Jak dbać o swój głos? Czym w praktyce dla ciebie jest higiena głosu?
Oczywiście prócz tego, że trzeba regularnie codziennie ćwiczyć, to warto – tak jak mówisz – dbać o higienę głosu. Ja oczywiście nie palę papierosów, staram się też nie przebywać w zadymionych pomieszczeniach. Staram się pić dużo wody, nawilżać gardło jak najbardziej naturalnymi sposobami, a przed koncertami być wypoczęta i wyspana. Bardzo pomagają też ciche dni, co oznacza, że jeśli czujemy, że nasz głos jest przemęczony, to bardzo dobrym sposobem jest cisza – czyli nie mówić nic przez jeden czy dwa dni. To ciężkie, ale bardzo regeneruje głos. Ale najważniejsze, by móc zdrowo śpiewać, to emocjonalne bycie ze sobą w zgodzie. Stres, problemy, zbytni pęd, wyczerpanie fizyczne i psychiczne – to wszystko odbija się na wokalu.
Na koniec pozwól na pytanie pozamuzyczne. Udało się w końcu zarejestrować Związek Zawodowy Muzyków. Cieszysz się?
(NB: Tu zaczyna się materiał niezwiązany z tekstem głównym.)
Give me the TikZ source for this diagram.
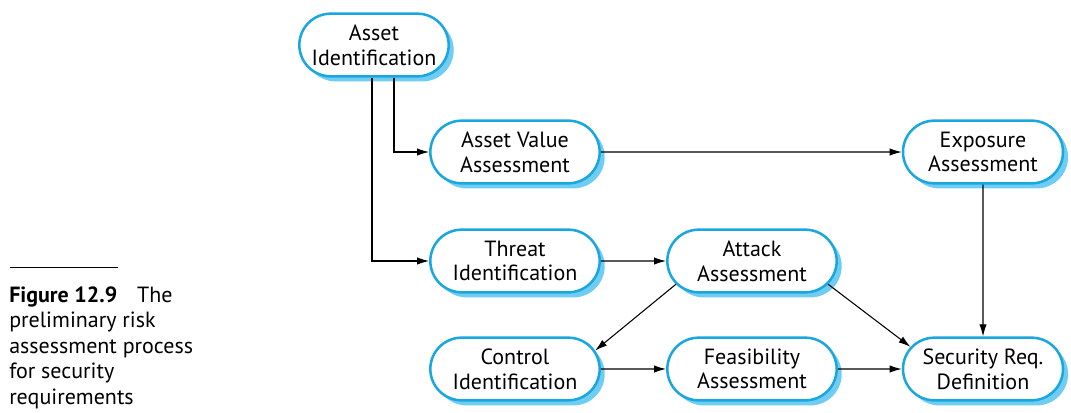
\documentclass[tikz,border=0pt]{standalone}
\usepackage{fontspec}
\setmainfont{PT Sans}
\usetikzlibrary{arrows.meta,shapes.misc,shadows}
\definecolor{bordblue}{HTML}{1AA7E0}
\definecolor{shadblue}{HTML}{6FCDF4}
\tikzset{
  proc/.style={rounded rectangle, draw=bordblue, line width=1.9pt, fill=white,
    align=center, inner sep=0pt, minimum width=127pt, minimum height=47pt,
    font=\fontsize{16.5}{18.5}\selectfont,
    drop shadow={shadow xshift=3.8pt, shadow yshift=-3.8pt, fill=shadblue, opacity=1, draw=none}},
  conn/.style={line width=0.8pt, -{Latex[length=9pt,width=5.5pt]}},
  captext/.style={anchor=base west, inner sep=0pt, font=\fontsize{16.5}{19}\selectfont}
}
\begin{document}
\begin{tikzpicture}[x=0.75pt,y=-0.75pt]
\path[use as bounding box, fill=white] (0,0) rectangle (1071,412);
\node[proc, minimum width=112pt] (ai) at (374,45) {Asset\\Identification};
\node[proc] (ava) at (515,152) {Asset Value\\Assessment};
\node[proc, minimum width=120pt] (ea) at (983,152) {Exposure\\Assessment};
\node[proc] (ti) at (515,261) {Threat\\Identification};
\node[proc] (aa) at (752,261) {Attack\\Assessment};
\node[proc] (ci) at (515,369) {Control\\Identification};
\node[proc] (fa) at (752,369) {Feasibility\\Assessment};
\node[proc, minimum width=120pt] (sr) at (983,369) {Security Req.\\Definition};
\coordinate (a1) at (372,0);
\coordinate (a2) at (394,0);
\draw[conn] (ai.south -| a1) |- (ti.west);
\draw[conn] (ai.south -| a2) |- (ava.west);
\draw[conn] (ava) -- (ea);
\draw[conn] (ea) -- (sr);
\draw[conn] (ti) -- (aa);
\draw[conn] (ci) -- (fa);
\draw[conn] (fa) -- (sr);
\draw[conn] (aa.197) -- (ci.13);
\draw[conn] (aa.343) -- (sr.163);
\coordinate (l1) at (10,267);
\coordinate (l2) at (118,267);
\draw[line width=0.7pt] (l1) -- (l2);
\node[captext] (c1) at (9,302) {\textbf{Figure 12.9}\hspace{0.9em}The};
\node[captext] (c2) at (9,327.5) {preliminary risk};
\node[captext] (c3) at (9,353) {assessment process};
\node[captext] (c4) at (9,378.5) {for security};
\node[captext] (c5) at (9,404) {requirements};
\end{tikzpicture}
\end{document}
Czy się cieszę? Trudno powiedzieć. Czas pokaże, czy taki związek spełni swoje zadanie. Artyści to dziwna grupa społeczna – i nie mówię tu tylko o muzykach, ale i o aktorach, artystach sztuk pięknych czy nawet pisarzach. Mamy jakieś tam przywileje, ale chyba nie do końca. Muzycy, artyści sceniczni, niby nie muszą prowadzić działalności, w większości pracują jednak na umowy o dzieło, ale tym samym nie są też ubezpieczeni, nie mają żadnych praw, nie korzystają z najprostszych socjalnych zdobyczy. Praca artysty nie jest regularna, nie można jej skalkulować, z góry zaplanować, obliczyć zysk. Poza niewielkim gronem celebrytów i gwiazd życie artysty to obszar finansowej niepewności. I wszystko jest ok – jesteśmy panami swojego losu, jak jest granie, jest sukces, ale później jest gorzej… I tak już jest. Już dziś w wielu przypadkach kiedyś bardzo znani artyści potrzebują dziś naszej pomocy finansowej, gdy np. chorują. Warto pracować nad włączeniem artystów do jakiegoś systemu ubezpieczeń społecznych, niekoniecznie ZUS-u, ale też warto pamiętać, że artysta powinien zajmować się sztuką, a nie być przedsiębiorcą. Czas pokaże, czy Związek Zawodowy Muzyków zrobi coś dobrego, czy jest to jakiś krok na przód.